Quantitative assessment of changes occurring in organic matter during early diagenesis

Abstract
It is perhaps a truism that sedimentary organic geochemical processes can best be quantified if the concentrations of the major organic chemicals are known. While numerous authors have reported the concentrations of one or other compound classes, relatively few studies have accounted for all of the organic carbon in a well-resolved depth sequence of Recent sediments. In the present study, we report a mass balance for organic carbon in 1 cm sections of Recent sediment (0-10 cm) from offshore Peru by measuring the major, operationally defined classes of biochemicals: proteins, carbohydrates and lipids.

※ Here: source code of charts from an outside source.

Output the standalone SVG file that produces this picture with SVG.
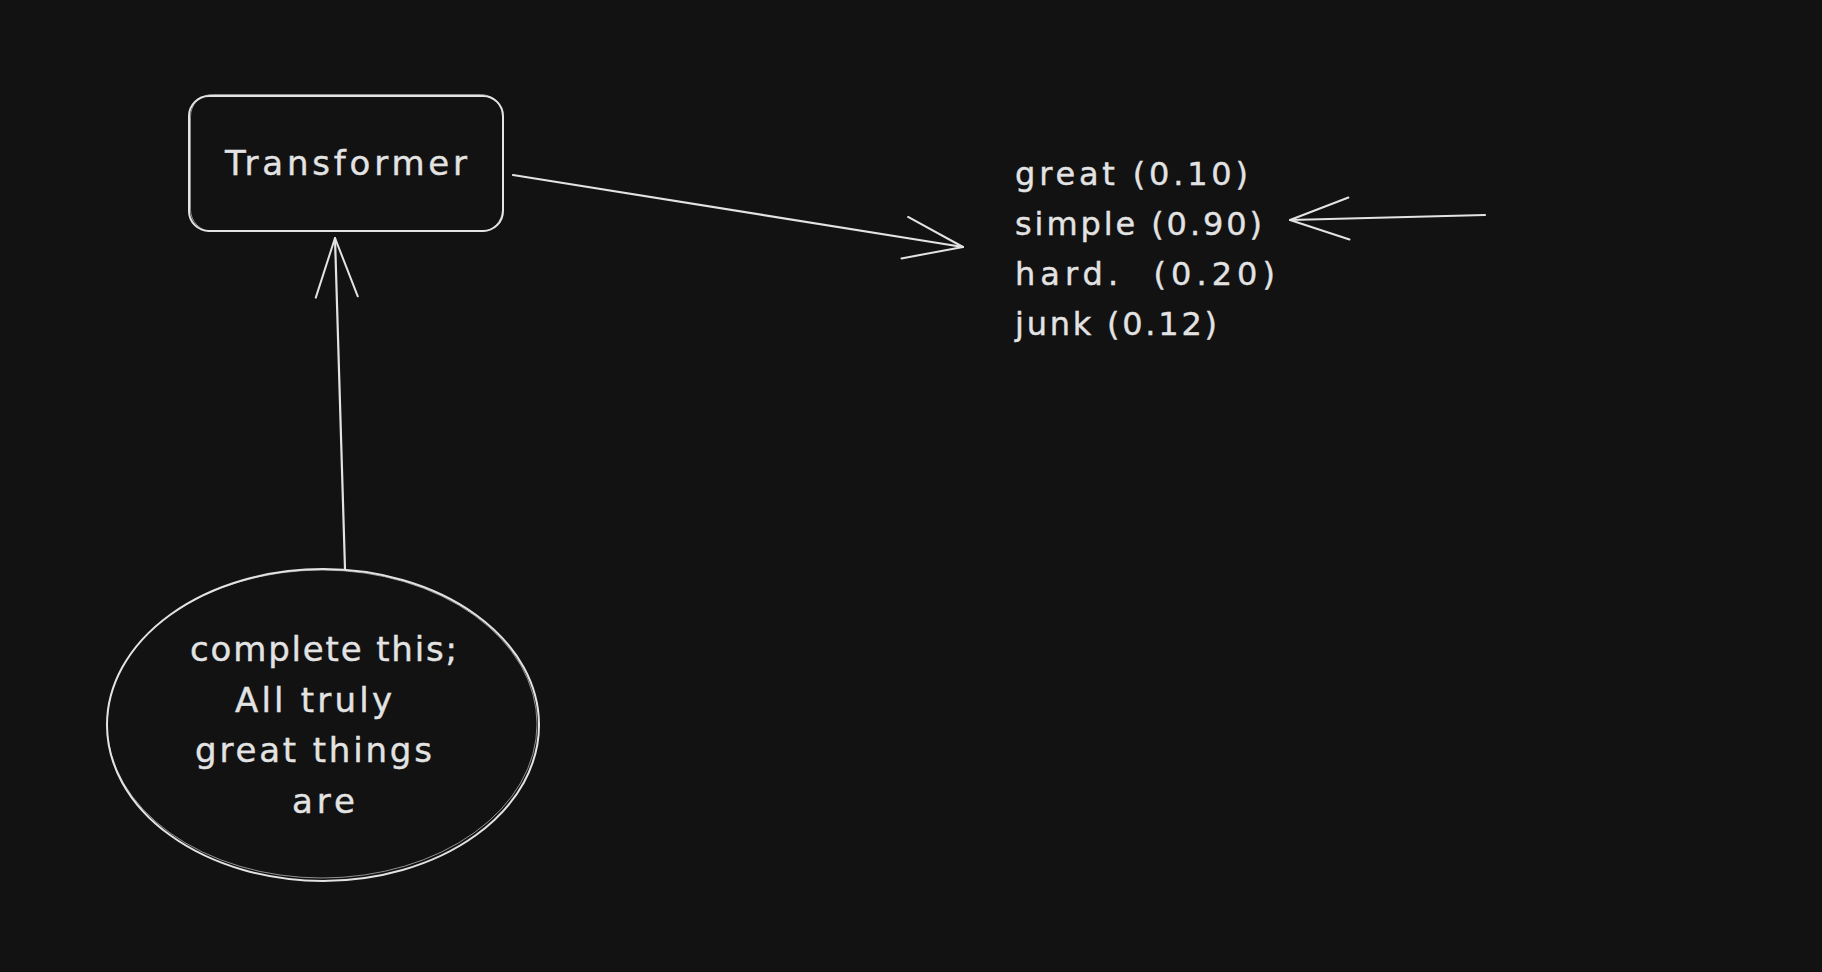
<svg xmlns="http://www.w3.org/2000/svg" width="1822" height="972" viewBox="0 0 1822 972">
<style>
.bg{fill:#121212}
.shape{fill:none;stroke:#e3e3e3;stroke-width:2;stroke-linecap:round;stroke-linejoin:round}
.sketch{fill:none;stroke:#e3e3e3;stroke-width:1;opacity:.6}
.conn{fill:none;stroke:#e3e3e3;stroke-width:2.2;stroke-linecap:round}
.label{fill:#e3e3e3;stroke:#e3e3e3;stroke-width:0.4;font-family:"DejaVu Sans","Liberation Sans",Arial,sans-serif;white-space:pre}
</style>
<defs>
<marker id="arrow" markerUnits="userSpaceOnUse" viewBox="-70 -30 80 60" markerWidth="80" markerHeight="60" refX="0" refY="0" orient="auto" overflow="visible">
<path d="M-59,-21 L0,0 L-59,21" fill="none" stroke="#e3e3e3" stroke-width="2" stroke-linecap="round" stroke-linejoin="round"/>
</marker>
</defs>
<rect class="bg" x="0" y="0" width="1822" height="972"/>

<g id="node-transformer">
<rect class="shape" x="189" y="96" width="314" height="135" rx="20"/>
<rect class="sketch" x="190.5" y="94.5" width="312" height="137" rx="22"/>
<text class="label" x="225" y="175" font-size="34" textLength="242" lengthAdjust="spacing">Transformer</text>
</g>

<g id="node-probs">
<text class="label" x="1015" y="185" font-size="32" textLength="233" lengthAdjust="spacing">great (0.10)</text>
<text class="label" x="1015" y="235" font-size="32" textLength="247" lengthAdjust="spacing">simple (0.90)</text>
<text class="label" x="1015" y="285" font-size="32" textLength="260" lengthAdjust="spacing">hard.  (0.20)</text>
<text class="label" x="1015" y="335" font-size="32" textLength="202" lengthAdjust="spacing">junk (0.12)</text>
</g>

<g id="node-prompt">
<ellipse class="shape" cx="323" cy="725" rx="216" ry="156"/>
<ellipse class="sketch" cx="322" cy="724" rx="215" ry="154"/>
<text class="label" x="190" y="661" font-size="34" textLength="267" lengthAdjust="spacing">complete this;</text>
<text class="label" x="235" y="712" font-size="34" textLength="157" lengthAdjust="spacing">All truly</text>
<text class="label" x="195" y="762" font-size="34" textLength="237" lengthAdjust="spacing">great things</text>
<text class="label" x="292" y="813" font-size="34" textLength="63" lengthAdjust="spacing">are</text>
</g>

<g id="connectors">
<path class="conn" d="M513,175 L963,247" marker-end="url(#arrow)"/>
<path class="conn" d="M1485,215 L1290,220" marker-end="url(#arrow)"/>
<path class="conn" d="M345,569 L335,238" marker-end="url(#arrow)"/>
</g>
</svg>
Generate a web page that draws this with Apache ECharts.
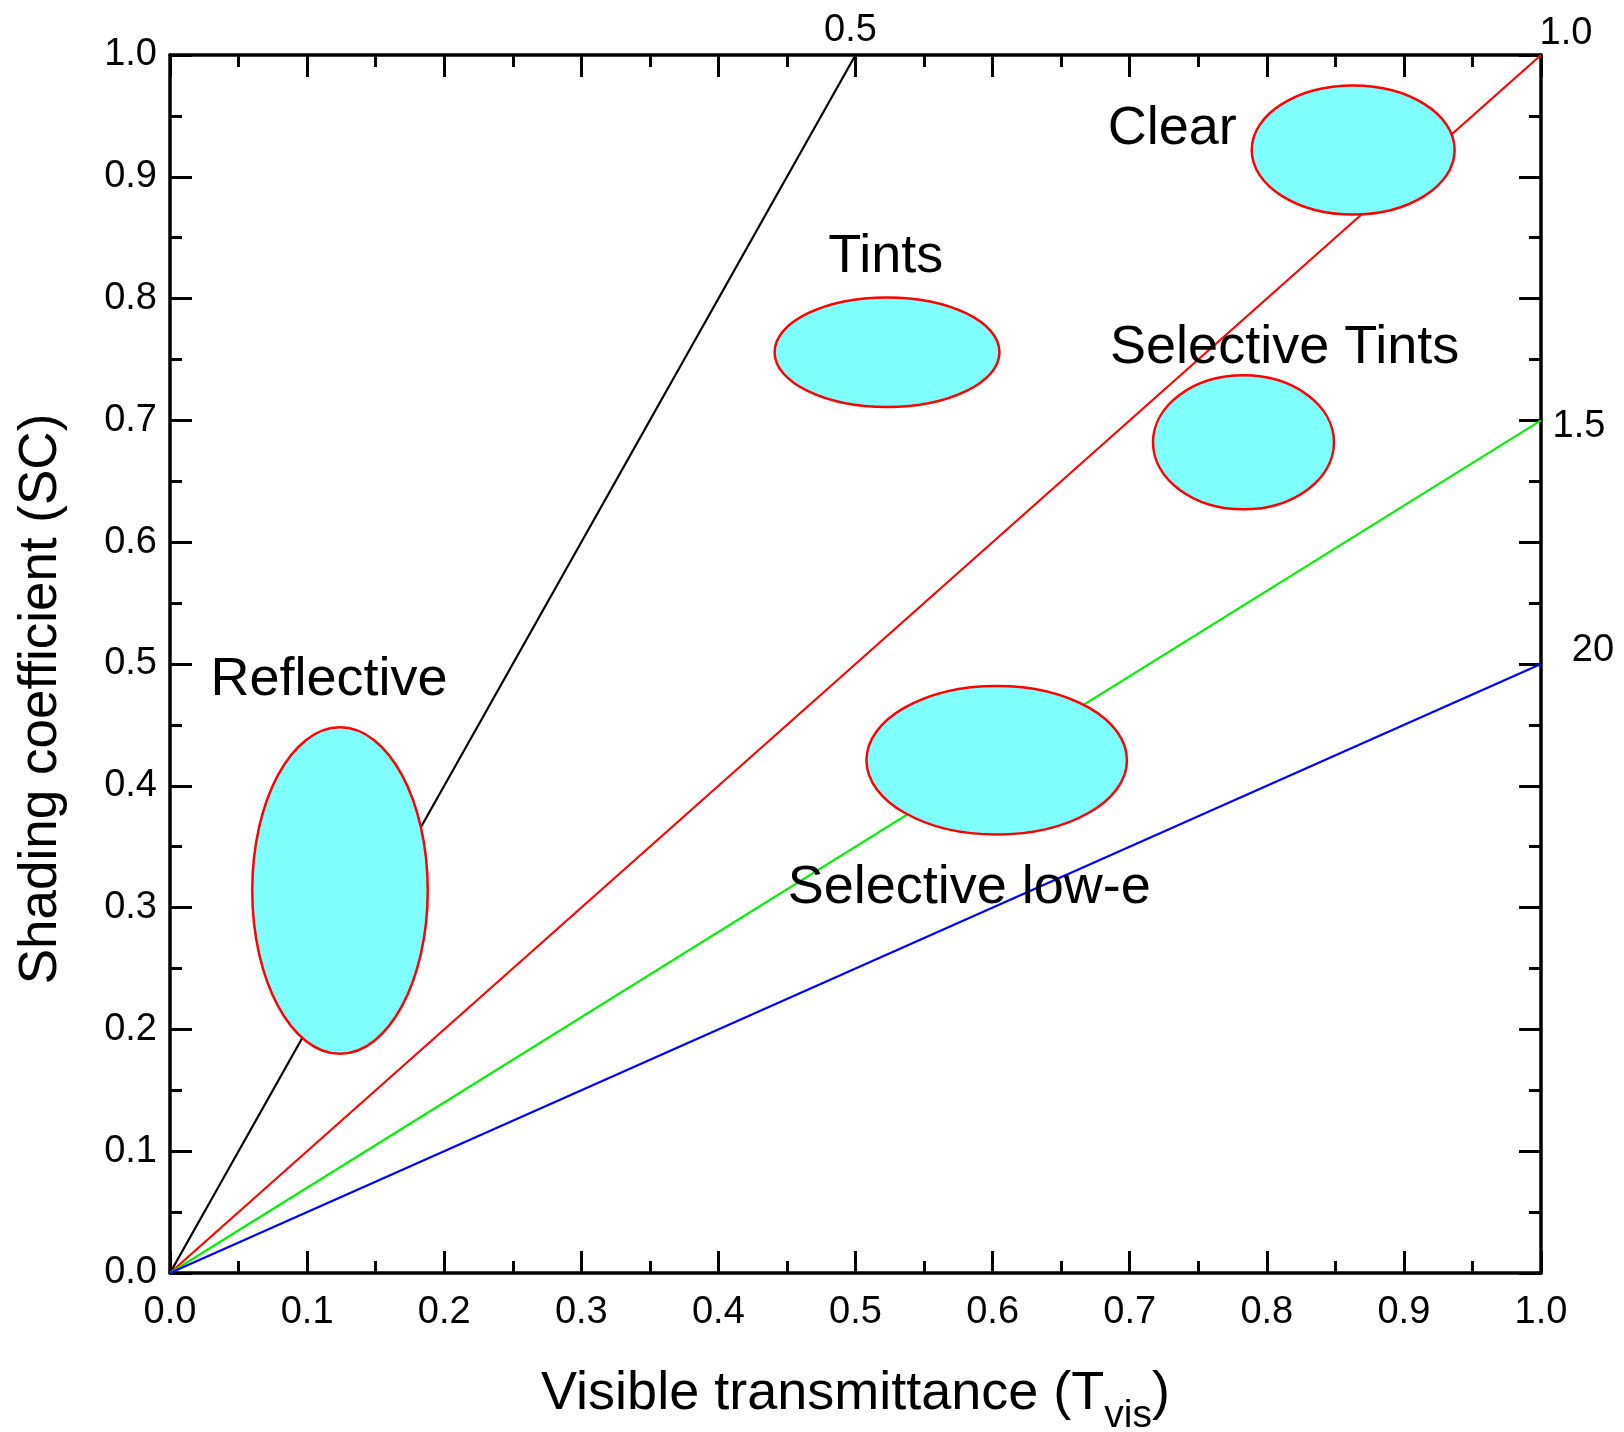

However, in deeper sediments in the same core (200 cm), the proportion of organic carbon that can be accounted for by present analytical methods is only about 60%, and recalculation of published data shows that this decreases to only a few percent at 100 m depth. We discuss briefly, methods which have proved useful for characterization of the uncharacterized fraction which some workers have termed humin or ‘proto-kerogen’. The smooth and rapid decreases in the proportions of ‘protein’ and ‘carbohydrate ’ carbon and ‘ bound ’ lipids in this core are attributed to diagenetic alteration rather than to variations in input, confirming many previous results. The overall proportions of free lipids, in contrast, did not decrease systematically in the shallowest sediments (0-25 cm). This is not reflected in most previous studies of individual lipids, many of which decrease rapidly with depth in these sediments. We suggest that interactions within the lipids may account for this apparent discrepancy.